Lo que más desea Gustavo es dejar de depender de la voluntad ajena, de las monedas que caen por lástima, de las miradas que lo recorren con desconcierto y luego se desvían con incomodidad. Quiere, por primera vez en mucho tiempo, construir algo que sea suyo y no tener que enfrentar la incertidumbre diaria. “Salir ya de esta situación, porque es que esto es muy duro. Mire no más cómo estoy de quemado”.

A él lo persigue el peso de un destino que nunca pidió que fuera suyo, sino que se le impuso sin aviso ni oportunidad de tregua. A veces la vida tiene una extraña forma de poner a prueba la resistencia de los hombres. Él sabe que su cuerpo ya no aguanta como antes. Las enfermedades lo acorralan, el aire le cuesta y cada jornada en la calle le pesa más. Por eso se aferra a su sueño con la misma obstinación con la que ha enfrentado la vida. Quiere montar una panadería pequeña, trabajar desde su casa con Lorena y no tener que seguir enfrentando el frío de la madrugada ni la indiferencia de los conductores. “Una sombrita, porque ya estoy enfermo. Tengo los pulmones como un chicharrón negro”.

Junto a su esposa aprendió panadería y repostería. Comenzaron con lo básico: leche asada, mantecadas, peras acarameladas. Venden en el barrio y, con lo poco que ganan, compran más ingredientes. Cada venta es un paso más hacia ese sueño que aún parece lejano, pero que construyen con esperanza. “Nosotros hacemos la masa con rodillo, pero eso toca muy duro. Si tuviéramos la cilindradora, el pan quedaría bien, con la textura que es”.

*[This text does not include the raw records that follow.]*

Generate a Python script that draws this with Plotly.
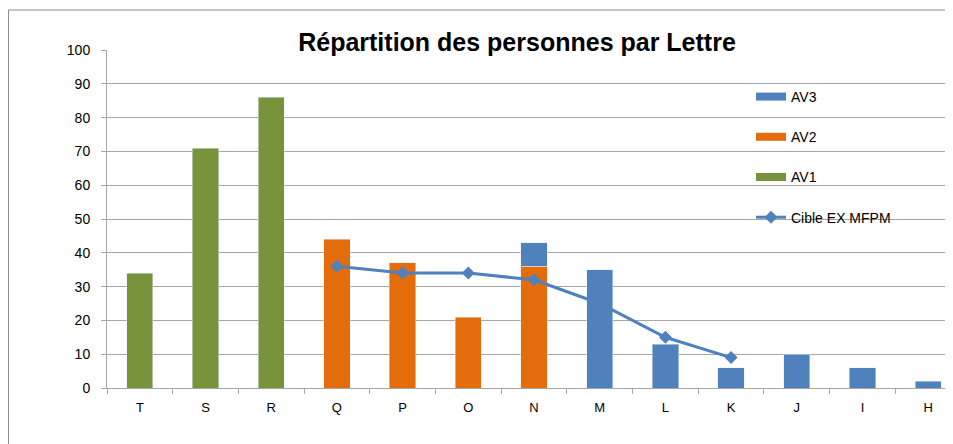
import plotly.graph_objects as go

categories = ["T", "S", "R", "Q", "P", "O", "N", "M", "L", "K", "J", "I", "H"]

av1_cats = ["T", "S", "R"]
av1_vals = [34, 71, 86]

av2_cats = ["Q", "P", "O", "N"]
av2_vals = [44, 37, 21, 36]

av3_cats = ["N", "M", "L", "K", "J", "I", "H"]
av3_vals = [7, 35, 13, 6, 10, 6, 2]

cible_cats = ["Q", "P", "O", "N", "M", "L", "K"]
cible_vals = [36, 34, 34, 32, 25, 15, 9]

y_ticks = list(range(0, 101, 10))

BLUE = "#4F81BD"
ORANGE = "#E46C0A"
GREEN = "#77933C"
FONT = "Liberation Sans"

fig = go.Figure()
# bars (legend shown via wide-rect proxies below)
fig.add_trace(go.Bar(x=av1_cats, y=av1_vals, name="AV1", marker_color=GREEN,
                     width=0.4, showlegend=False, legendgroup="g3"))
fig.add_trace(go.Bar(x=av2_cats, y=av2_vals, name="AV2", marker_color=ORANGE,
                     width=0.4, showlegend=False, legendgroup="g2"))
fig.add_trace(go.Bar(x=av3_cats, y=av3_vals, name="AV3", marker_color=BLUE,
                     width=0.4, showlegend=False, legendgroup="g1"))
fig.add_trace(go.Scatter(x=cible_cats, y=cible_vals, name="Cible EX MFPM",
                         mode="lines+markers",
                         line=dict(color=BLUE, width=3),
                         marker=dict(symbol="diamond", size=10, color=BLUE),
                         legendrank=4, legendgroup="g4"))
# legend proxies (Excel-style wide rectangles)
for nm, col, rank, grp in [("AV3", BLUE, 1, "g1"), ("AV2", ORANGE, 2, "g2"),
                           ("AV1", GREEN, 3, "g3")]:
    fig.add_trace(go.Scatter(x=[None], y=[None], mode="lines", name=nm,
                             line=dict(color=col, width=8),
                             legendrank=rank, legendgroup=grp, hoverinfo="skip"))

# figure coords = page coords - 8 (body margin)
W, H = 945, 436
plot_left, plot_right, plot_top, plot_bottom = 99, 945, 42, 380
pw = plot_right - plot_left
ph = plot_bottom - plot_top

fig.update_layout(
    width=W, height=H,
    margin=dict(l=plot_left, r=W - plot_right, t=plot_top, b=H - plot_bottom, pad=0),
    paper_bgcolor="white", plot_bgcolor="white",
    barmode="stack",
    font=dict(family=FONT, size=14, color="#000000"),
    title=dict(text="<b>Répartition des personnes par Lettre</b>",
               x=(509 - plot_left) / pw, xref="paper", xanchor="center",
               y=1 - 34 / H, yref="container", yanchor="middle",
               font=dict(family=FONT, size=25, color="#000000")),
    showlegend=True,
    legend=dict(x=(743 - plot_left) / pw, xanchor="left",
                y=1 - (73 - plot_top) / ph, yanchor="top",
                bgcolor="rgba(0,0,0,0)", tracegroupgap=19,
                traceorder="grouped",
                font=dict(family=FONT, size=14, color="#000000")),
    xaxis=dict(type="category", categoryorder="array", categoryarray=categories,
               range=[-0.5, -0.5 + 13 * pw / (961 - 107)],
               showline=True, linecolor="#A6A6A6", linewidth=1,
               ticks="outside", ticklen=5, tickcolor="#A6A6A6",
               tickson="boundaries", showgrid=False, ticklabelstandoff=7,
               tickfont=dict(family=FONT, size=13, color="#000000")),
    yaxis=dict(range=[0, 100], tickvals=y_ticks,
               showline=True, linecolor="#A6A6A6", linewidth=1,
               ticks="outside", ticklen=5, tickcolor="#A6A6A6",
               showgrid=True, gridcolor="#A6A6A6", gridwidth=1,
               zeroline=False, ticklabelstandoff=8,
               tickfont=dict(family=FONT, size=14, color="#000000")),
    shapes=[dict(type="rect", xref="paper", yref="paper",
                 x0=(0.5 - plot_left) / pw, x1=1.05,
                 y0=-(470 - plot_bottom) / ph, y1=1 + (plot_top - 2) / ph,
                 line=dict(color="#8C8C8C", width=1), layer="below")],
)

fig.write_html("out.html")
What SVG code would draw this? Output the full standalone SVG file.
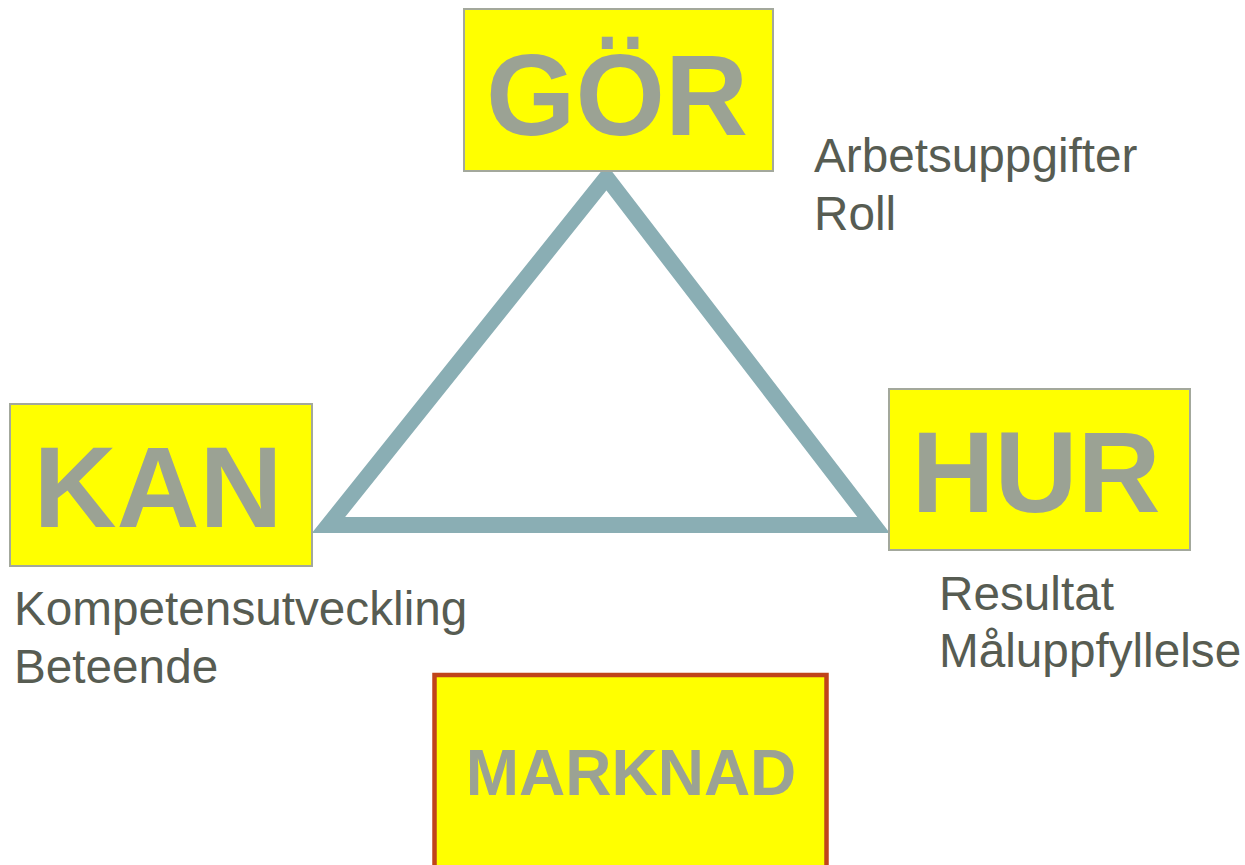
<svg xmlns="http://www.w3.org/2000/svg" width="1245" height="865" viewBox="0 0 1245 865">
<style>
.box{fill:#ffff00;stroke:#a3a89c;stroke-width:2}
.big{font-family:"Liberation Sans",Arial,sans-serif;font-weight:bold;fill:#9ba294;text-anchor:middle}
.lbl{font-family:"Liberation Sans",Arial,sans-serif;font-size:47.7px;fill:#575c52}
</style>
<rect width="1245" height="865" fill="#ffffff"/>
<g id="connectors">
<polygon points="606.5,177.5 328.5,525 873.5,525" fill="none" stroke="#8aaeb4" stroke-width="16" stroke-miterlimit="10"/>
</g>
<g id="gor">
<rect class="box" x="464" y="9" width="309" height="162"/>
<text class="big" x="617" y="135" font-size="115">GÖR</text>
</g>
<g id="kan">
<rect class="box" x="10" y="404" width="302" height="162"/>
<text class="big" x="158" y="527" font-size="115">KAN</text>
</g>
<g id="hur">
<rect class="box" x="889" y="389" width="301" height="161"/>
<text class="big" x="1036" y="512" font-size="115">HUR</text>
</g>
<g id="marknad">
<rect x="434.5" y="675" width="392" height="200" fill="#ffff00" stroke="#c0441a" stroke-width="4.5"/>
<text class="big" x="631" y="795" font-size="64">MARKNAD</text>
</g>
<g id="labels">
<text class="lbl" x="814" y="172">Arbetsuppgifter</text>
<text class="lbl" x="814" y="230">Roll</text>
<text class="lbl" x="14" y="625">Kompetensutveckling</text>
<text class="lbl" x="14" y="683">Beteende</text>
<text class="lbl" x="939" y="610">Resultat</text>
<text class="lbl" x="939" y="667">Måluppfyllelse</text>
</g>
</svg>
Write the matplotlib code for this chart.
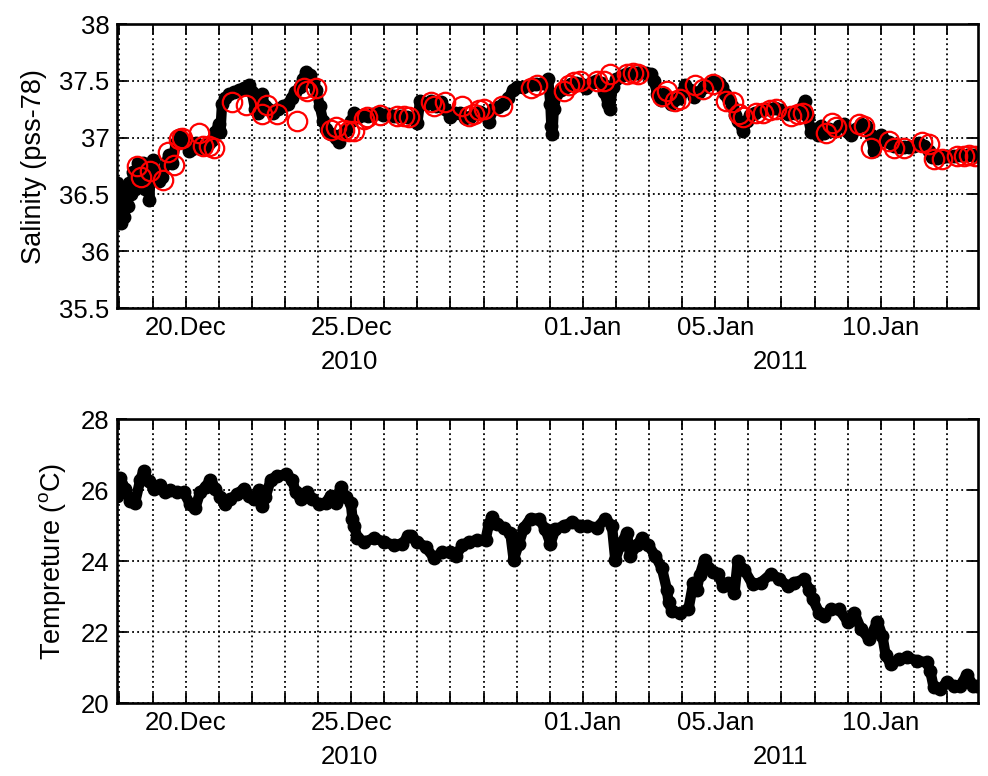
import numpy as np
import matplotlib
matplotlib.use('Agg')
import matplotlib.pyplot as plt
import matplotlib.dates as mdates
from matplotlib.ticker import FuncFormatter, MultipleLocator
from datetime import datetime

plt.rcParams['font.family'] = ['Liberation Sans', 'DejaVu Sans']
plt.rcParams['mathtext.fontset'] = 'custom'
plt.rcParams['mathtext.rm'] = 'Liberation Sans'

# [data: time in days since 2010-12-18 00:00]
sal_t = [-0.07, -0.05, -0.02, 0.00, 0.03, 0.06, 0.10, 0.15, 0.20, 0.25, 0.30, 0.35, 0.42, 0.48,
         0.55, 0.62, 0.70, 0.78, 0.85, 0.90, 0.95, 1.00, 1.10, 1.20, 1.30, 1.40, 1.50, 1.60,
         1.70, 1.80, 1.90, 2.00, 2.10, 2.20, 2.30, 2.40, 2.50, 2.60, 2.70, 2.80, 2.90, 3.00,
         3.05, 3.10, 3.20, 3.30, 3.45, 3.60, 3.75, 3.90, 4.00, 4.10, 4.20, 4.30, 4.40, 4.50,
         4.65, 4.80, 4.95, 5.10, 5.20, 5.30, 5.45, 5.55, 5.65, 5.75, 5.85, 5.95, 6.05, 6.15,
         6.25, 6.40, 6.55, 6.62, 6.70, 6.85, 7.00, 7.10, 7.20, 7.35, 7.50, 7.65, 7.80, 7.95,
         8.10, 8.30, 8.50, 8.70, 8.85, 9.00, 9.08, 9.25, 9.40, 9.55, 9.70, 9.85, 10.00, 10.15,
         10.30, 10.45, 10.60, 10.75, 10.90, 11.05, 11.15, 11.30, 11.45, 11.60, 11.75, 11.88,
         12.00, 12.20, 12.40, 12.60, 12.80, 12.95, 13.02, 13.05, 13.08, 13.12, 13.20, 13.35,
         13.50, 13.65, 13.80, 13.95, 14.10, 14.25, 14.40, 14.55, 14.65, 14.75, 14.82, 14.90,
         15.00, 15.15, 15.30, 15.45, 15.60, 15.75, 15.90, 16.05, 16.15, 16.25, 16.35, 16.45,
         16.55, 16.65, 16.75, 16.90, 17.00, 17.10, 17.25, 17.35, 17.50, 17.65, 17.80, 17.95,
         18.10, 18.20, 18.30, 18.40, 18.50, 18.60, 18.70, 18.80, 18.85, 18.95, 19.05, 19.20,
         19.40, 19.60, 19.80, 20.00, 20.20, 20.40, 20.55, 20.65, 20.72, 20.80, 20.90, 21.00,
         21.10, 21.20, 21.30, 21.45, 21.60, 21.75, 21.90, 22.00, 22.10, 22.25, 22.40, 22.55,
         22.70, 22.80, 22.85, 23.00, 23.10, 23.25, 23.40, 23.55, 23.70, 23.85, 24.00, 24.15,
         24.30, 24.45, 24.55, 24.70, 24.85, 25.00, 25.20, 25.40, 25.60, 25.80, 25.92]
sal_v = [36.60, 36.35, 36.55, 36.30, 36.45, 36.25, 36.40, 36.30, 36.50, 36.40, 36.60, 36.50, 36.70, 36.55,
         36.78, 36.62, 36.78, 36.55, 36.72, 36.45, 36.75, 36.80, 36.70, 36.62, 36.65, 36.78, 36.85, 36.78,
         36.95, 37.02, 37.00, 36.95, 36.88, 36.90, 36.95, 36.92, 36.90, 36.92, 36.95, 36.98, 37.05, 37.12,
         37.05, 37.30, 37.35, 37.38, 37.40, 37.42, 37.44, 37.46, 37.40, 37.25, 37.22, 37.38, 37.28, 37.25,
         37.22, 37.25, 37.28, 37.30, 37.35, 37.40, 37.45, 37.52, 37.58, 37.55, 37.48, 37.42, 37.28, 37.15,
         37.08, 37.03, 37.00, 36.96, 37.02, 37.07, 37.15, 37.22, 37.18, 37.20, 37.19, 37.21, 37.22, 37.20,
         37.21, 37.19, 37.19, 37.18, 37.17, 37.13, 37.32, 37.30, 37.32, 37.28, 37.31, 37.25, 37.18, 37.22,
         37.22, 37.17, 37.18, 37.22, 37.23, 37.20, 37.14, 37.25, 37.27, 37.30, 37.35, 37.42,
         37.45, 37.45, 37.46, 37.47, 37.48, 37.52, 37.30, 37.10, 37.03, 37.25, 37.38, 37.42,
         37.45, 37.47, 37.48, 37.47, 37.44, 37.48, 37.50, 37.48, 37.40, 37.30, 37.25, 37.45,
         37.52, 37.54, 37.56, 37.57, 37.57, 37.58, 37.57, 37.56, 37.50, 37.38, 37.33, 37.38,
         37.35, 37.30, 37.33, 37.35, 37.40, 37.46, 37.42, 37.36, 37.40, 37.45, 37.47, 37.50,
         37.48, 37.45, 37.38, 37.35, 37.28, 37.20, 37.15, 37.10, 37.06, 37.15, 37.20, 37.22,
         37.24, 37.25, 37.26, 37.24, 37.21, 37.22, 37.23, 37.28, 37.32, 37.18, 37.05, 37.08,
         37.02, 37.10, 37.04, 37.08, 37.06, 37.10, 37.12, 37.05, 37.02, 37.08, 37.12, 37.10,
         37.02, 36.88, 37.00, 37.02, 36.98, 36.96, 36.93, 36.92, 36.92, 36.92, 36.93, 36.95,
         36.93, 36.88, 36.83, 36.82, 36.83, 36.84, 36.84, 36.85, 36.85, 36.85, 36.84]

# [bottle samples (red circles)]
bot_t = [0.53, 0.65, 0.91, 1.31, 1.48, 1.66, 1.79, 1.89, 2.39, 2.53, 2.70, 2.85, 3.40, 3.81,
         4.31, 4.46, 4.77, 5.37, 5.58, 5.68, 5.93, 6.38, 6.54, 6.79, 6.94, 7.09, 7.39, 7.49,
         7.88, 8.40, 8.61, 8.76, 9.40, 9.50, 9.85, 10.36, 10.56, 10.71, 10.86, 11.01, 11.56,
         12.42, 12.62, 13.42, 13.57, 13.72, 13.92, 14.43, 14.63, 14.81, 15.33, 15.53, 15.68,
         16.39, 16.54, 16.79, 16.94, 17.39, 17.63, 17.93, 18.33, 18.53, 18.73, 18.83, 19.23,
         19.44, 19.64, 19.84, 20.29, 20.49, 20.64, 21.34, 21.54, 21.64, 22.35, 22.50, 22.70,
         23.25, 23.40, 23.70, 24.25, 24.46, 24.61, 24.86, 25.31, 25.51, 25.66, 25.86]
bot_v = [36.75, 36.65, 36.71, 36.63, 36.87, 36.76, 36.99, 37.00, 37.04, 36.93, 36.93, 36.91, 37.31, 37.29,
         37.21, 37.29, 37.21, 37.15, 37.44, 37.41, 37.44, 37.07, 37.09, 37.07, 37.06, 37.06, 37.16, 37.18,
         37.20, 37.19, 37.19, 37.18, 37.31, 37.28, 37.31, 37.28, 37.19, 37.21, 37.24, 37.25, 37.28,
         37.44, 37.46, 37.41, 37.46, 37.49, 37.50, 37.50, 37.50, 37.56, 37.56, 37.57, 37.56,
         37.37, 37.41, 37.32, 37.34, 37.46, 37.43, 37.47, 37.32, 37.31, 37.21, 37.18, 37.22,
         37.22, 37.24, 37.25, 37.19, 37.21, 37.22, 37.04, 37.13, 37.09, 37.12, 37.10, 36.91,
         36.97, 36.91, 36.91, 36.96, 36.94, 36.81, 36.81, 36.84, 36.84, 36.85, 36.84]

temp_t = [-0.08, 0.02, 0.17, 0.32, 0.47, 0.63, 0.73, 0.88, 1.03, 1.23, 1.38, 1.54, 1.74, 1.94,
          2.14, 2.29, 2.44, 2.60, 2.75, 2.90, 3.05, 3.20, 3.35, 3.56, 3.76, 3.91, 4.06, 4.21,
          4.31, 4.41, 4.57, 4.77, 5.02, 5.22, 5.32, 5.47, 5.68, 5.83, 6.03, 6.23, 6.38, 6.54,
          6.69, 6.84, 6.99, 7.04, 7.09, 7.19, 7.39, 7.70, 8.00, 8.30, 8.55, 8.71, 8.80, 9.00,
          9.25, 9.50, 9.75, 10.00, 10.16, 10.36, 10.56, 10.81, 11.06, 11.16, 11.26, 11.41, 11.61,
          11.81, 11.91, 12.07, 12.22, 12.42, 12.67, 12.87, 13.02, 13.17, 13.42, 13.67, 13.92,
          14.13, 14.43, 14.68, 14.88, 14.98, 15.13, 15.33, 15.43, 15.63, 15.78, 15.98, 16.19,
          16.39, 16.54, 16.59, 16.69, 16.94, 17.19, 17.34, 17.44, 17.53, 17.68, 17.78, 17.93,
          18.08, 18.23, 18.38, 18.58, 18.68, 18.88, 19.13, 19.38, 19.69, 19.94, 20.19, 20.39,
          20.69, 20.84, 20.94, 21.14, 21.29, 21.49, 21.74, 22.00, 22.20, 22.40, 22.65, 22.90,
          23.05, 23.15, 23.30, 23.55, 23.80, 24.10, 24.40, 24.50, 24.60, 24.80, 25.00, 25.20,
          25.40, 25.60, 25.80, 25.92]
temp_v = [25.85, 26.35, 26.05, 25.70, 25.65, 26.30, 26.55, 26.25, 26.05, 26.15, 25.95, 26.00, 25.95, 25.95,
          25.60, 25.50, 25.95, 26.10, 26.30, 26.05, 25.80, 25.60, 25.75, 25.90, 26.05, 25.85, 25.75, 26.00,
          25.55, 25.80, 26.30, 26.40, 26.45, 26.30, 25.95, 25.75, 25.95, 25.75, 25.60, 25.65, 25.85, 25.65,
          26.10, 25.80, 25.65, 25.20, 25.00, 24.65, 24.55, 24.65, 24.55, 24.45, 24.50, 24.70, 24.70, 24.55,
          24.40, 24.10, 24.25, 24.25, 24.15, 24.45, 24.55, 24.60, 24.60, 25.05, 25.25, 25.05, 24.95,
          24.80, 24.05, 24.50, 24.95, 25.20, 25.20, 24.90, 24.50, 24.90, 25.00, 25.10, 25.00,
          25.00, 24.95, 25.20, 25.00, 24.05, 24.45, 24.80, 24.15, 24.45, 24.65, 24.45, 24.15,
          23.80, 23.20, 22.85, 22.60, 22.55, 22.65, 23.40, 23.20, 23.60, 24.05, 23.80, 23.70,
          23.65, 23.30, 23.40, 23.10, 24.00, 23.75, 23.35, 23.40, 23.65, 23.50, 23.30, 23.40,
          23.50, 23.20, 22.95, 22.55, 22.45, 22.65, 22.65, 22.30, 22.55, 22.10, 21.80, 22.30,
          21.90, 21.35, 21.10, 21.25, 21.30, 21.20, 21.15, 20.90, 20.45, 20.40, 20.60, 20.50,
          20.50, 20.80, 20.50, 20.50]

labeled_days = [20, 25, 1, 5, 10]

# [x in matplotlib date numbers]
t0 = mdates.date2num(datetime(2010, 12, 18))
x_sal = t0 + np.array(sal_t)
x_bot = t0 + np.array(bot_t)
x_temp = t0 + np.array(temp_t)
xlim = (t0 - 0.075, t0 + 25.94)
new_year = mdates.date2num(datetime(2011, 1, 1))

FS = 18.5


def day_label(x, pos):
    d = mdates.num2date(x)
    if d.day in labeled_days:
        return d.strftime('%d.%b')
    return ''


def style_axis(ax, ylim, ystep):
    ax.set_xlim(xlim)
    ax.set_ylim(ylim)
    ax.xaxis.set_major_locator(mdates.DayLocator())
    ax.xaxis.set_major_formatter(FuncFormatter(day_label))
    ax.yaxis.set_major_locator(MultipleLocator(ystep))
    ax.yaxis.set_major_formatter(FuncFormatter(lambda v, p: '%g' % v))
    ax.tick_params(direction='in', length=7, width=1.3, top=True, right=True,
                   labelsize=FS, pad=5.5)
    ax.grid(True, color='black', linestyle=(0, (1, 1.8)), linewidth=1.3)
    for s in ax.spines.values():
        s.set_linewidth(1.9)
    tr = ax.get_xaxis_transform()
    ax.text((xlim[0] + new_year) / 2, -0.19, '2010', transform=tr,
            ha='center', va='center', fontsize=FS)
    ax.text((new_year + xlim[1]) / 2, -0.19, '2011', transform=tr,
            ha='center', va='center', fontsize=FS)


fig = plt.figure(figsize=(9.88, 7.76), dpi=100)
ax1 = fig.add_axes([0.1184, 0.603, 0.8715, 0.366])
ax2 = fig.add_axes([0.1184, 0.0937, 0.8715, 0.366])

ax1.plot(x_sal, sal_v, 'o-', color='black', markersize=9, linewidth=7.5)
ax1.plot(x_bot, bot_v, 'o', markerfacecolor='none', markeredgecolor='red',
         markersize=14, markeredgewidth=1.6)
style_axis(ax1, (35.5, 38), 0.5)
ax1.set_ylabel('Salinity (pss-78)', fontsize=19.5, labelpad=9)

ax2.plot(x_temp, temp_v, 'o-', color='black', markersize=9, linewidth=7.5)
style_axis(ax2, (20, 28), 2)
ax2.set_ylabel(r'Tempreture ($^\mathrm{o}$C)', fontsize=19.5, labelpad=9)

fig.savefig('out.png', dpi=100)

Sabe que el camino no es fácil, que todo está caro y que a veces los números no cuadran, pero la idea sigue en pie. “Uno juega el chance, juega el baloto, pero nada. Entonces le toca a uno hacerle con lo que tiene”. Con la ayuda de Dios, con el esfuerzo de su familia y con la determinación que lo ha sacado adelante toda la vida, Gustavo no piensa quedarse quieto. “Yo no quiero que me den nada. Solo quiero trabajar, hacer mis cosas y demostrar que sí se puede”.